QUEENSBURY ♦ The generosity of Adirondack Balloon Festival attendees will help Warren County avoid a debt from hosting the event at the county airport.
This year’s festival was the first where the county had asked festival organizers to solicit donations to defray the costs of holding the event at Warren County airport.
The response was outstanding, with more than $14,000 collected, airport Manager Ross Dubarry said.
The county had agreed to give 10 percent to volunteer groups that collected the money. Realty USA of Queensbury had staff collect donations, and the company donated its portion to the Family Services Association. VFW Post 6196 of Queeensbury also had members manning collection jars.
The county will receive more than $12,000 from the donations, and $15 “VIP” parking permits that were sold brought in another $3,045. The permits allowed holders to park directly in front of the airport terminal.
“All in all, it was very successful,” county Public Works Superintendent Jeff Tennyson said.
That money will cut into the $21,000 or so annual budget gap the county sees from paying its staff overtime to work at the event.
Dubarry and balloon festival organizer Mark Donahue said they heard few complaints about being solicited for donations, or about the brief delays that occurred as cars stopped as they pulled into the airport.
However, Donahue said some people believed that the proceeds were going to the festival, when they are not. There is no admission fee to the event, and the late founder Walt Grishkot had always insisted the event be free of charge.

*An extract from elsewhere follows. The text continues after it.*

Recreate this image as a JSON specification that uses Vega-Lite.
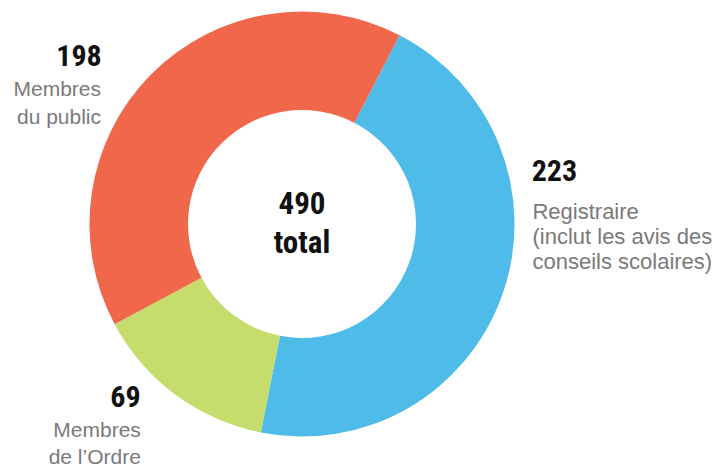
{
  "$schema": "https://vega.github.io/schema/vega-lite/v6.json",
  "width": 604,
  "height": 448,
  "autosize": {"type": "none"},
  "padding": {"left": 0, "top": 0, "right": 114, "bottom": 20},
  "background": "white",
  "config": {"view": {"stroke": null}},
  "layer": [
    {
      "data": {
        "values": [
          {"categorie": "Registraire", "n": 223, "ordre": 1, "label": "Registraire\n(inclut les avis des\nconseils scolaires)"},
          {"categorie": "Membres de l’Ordre", "n": 69, "ordre": 2, "label": "Membres\nde l’Ordre"},
          {"categorie": "Membres du public", "n": 198, "ordre": 3, "label": "Membres\ndu public"}
        ]
      },
      "encoding": {
        "theta": {"field": "n", "type": "quantitative", "stack": true, "scale": {"range": [0.477, 6.7602]}},
        "order": {"field": "ordre", "type": "ordinal"}
      },
      "layer": [
        {
          "mark": {"type": "arc", "innerRadius": 114, "outerRadius": 212.5, "stroke": null},
          "encoding": {
            "color": {
              "field": "categorie",
              "type": "nominal",
              "scale": {
                "domain": ["Registraire", "Membres de l’Ordre", "Membres du public"],
                "range": ["#4FBBE8", "#C6DC6C", "#F0674B"]
              },
              "legend": null
            }
          }
        },
        {
          "mark": {"type": "text", "radius": 212, "align": "left", "baseline": "alphabetic", "dx": 29.5, "dy": -113, "font": "Roboto Condensed, Liberation Sans Narrow, Arial Narrow, DejaVu Sans Condensed, sans-serif", "fontWeight": "bold", "fontSize": 30, "color": "#111111"},
          "encoding": {"text": {"condition": {"test": "datum.ordre == 1", "field": "n", "type": "quantitative"}, "value": ""}}
        },
        {
          "mark": {"type": "text", "radius": 212, "align": "left", "baseline": "alphabetic", "dx": 30.3, "dy": -74.7, "font": "Liberation Sans, Arial, sans-serif", "fontSize": 22, "lineHeight": 25, "lineBreak": "\n", "color": "#7a7a7a"},
          "encoding": {"text": {"condition": {"test": "datum.ordre == 1", "field": "label", "type": "nominal"}, "value": ""}}
        },
        {
          "mark": {"type": "text", "radius": 212, "align": "right", "baseline": "alphabetic", "dx": -35.2, "dy": 12.9, "font": "Roboto Condensed, Liberation Sans Narrow, Arial Narrow, DejaVu Sans Condensed, sans-serif", "fontWeight": "bold", "fontSize": 30, "color": "#111111"},
          "encoding": {"text": {"condition": {"test": "datum.ordre == 2", "field": "n", "type": "quantitative"}, "value": ""}}
        },
        {
          "mark": {"type": "text", "radius": 212, "align": "right", "baseline": "alphabetic", "dx": -35, "dy": 42.3, "font": "Liberation Sans, Arial, sans-serif", "fontSize": 21, "lineHeight": 27.6, "lineBreak": "\n", "color": "#7a7a7a"},
          "encoding": {"text": {"condition": {"test": "datum.ordre == 2", "field": "label", "type": "nominal"}, "value": ""}}
        },
        {
          "mark": {"type": "text", "radius": 212, "align": "right", "baseline": "alphabetic", "dx": -49.3, "dy": -8.7, "font": "Roboto Condensed, Liberation Sans Narrow, Arial Narrow, DejaVu Sans Condensed, sans-serif", "fontWeight": "bold", "fontSize": 30, "color": "#111111"},
          "encoding": {"text": {"condition": {"test": "datum.ordre == 3", "field": "n", "type": "quantitative"}, "value": ""}}
        },
        {
          "mark": {"type": "text", "radius": 212, "align": "right", "baseline": "alphabetic", "dx": -50, "dy": 21.3, "font": "Liberation Sans, Arial, sans-serif", "fontSize": 21, "lineHeight": 27.6, "lineBreak": "\n", "color": "#7a7a7a"},
          "encoding": {"text": {"condition": {"test": "datum.ordre == 3", "field": "label", "type": "nominal"}, "value": ""}}
        }
      ]
    },
    {
      "data": {"values": [{"texte": "490\ntotal"}]},
      "mark": {"type": "text", "align": "center", "baseline": "alphabetic", "dy": -9.7, "lineHeight": 38.4, "lineBreak": "\n", "font": "Roboto Condensed, Liberation Sans Narrow, Arial Narrow, DejaVu Sans Condensed, sans-serif", "fontWeight": "bold", "fontSize": 31, "color": "#111111"},
      "encoding": {"text": {"field": "texte", "type": "nominal"}}
    }
  ]
}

“The public thinks we’re seeing a penny of it, when we’re not,” he said.
Donahue said he believed the county could have sold more parking permits if they were easier to acquire. Most people had to drive to the county Department of Public Works building in Warrensburg to get them, and he said he hoped the county could offer them earlier and in a more convenient location.
Donahue said he would also like to see the county staff its tourism kiosk at the airport, because many who visited it were going to the festival’s souvenir tent seeking tourism information that festival staff couldn’t answer.
The festival drew record crowds to Friday night’s launch, and Donahue said the exodus from the airport went well when the Saturday afternoon launch was canceled amid bad thunderstorms.
“We got 25,000 to 30,000 people out of there quickly. It seemed to work pretty well,” he said.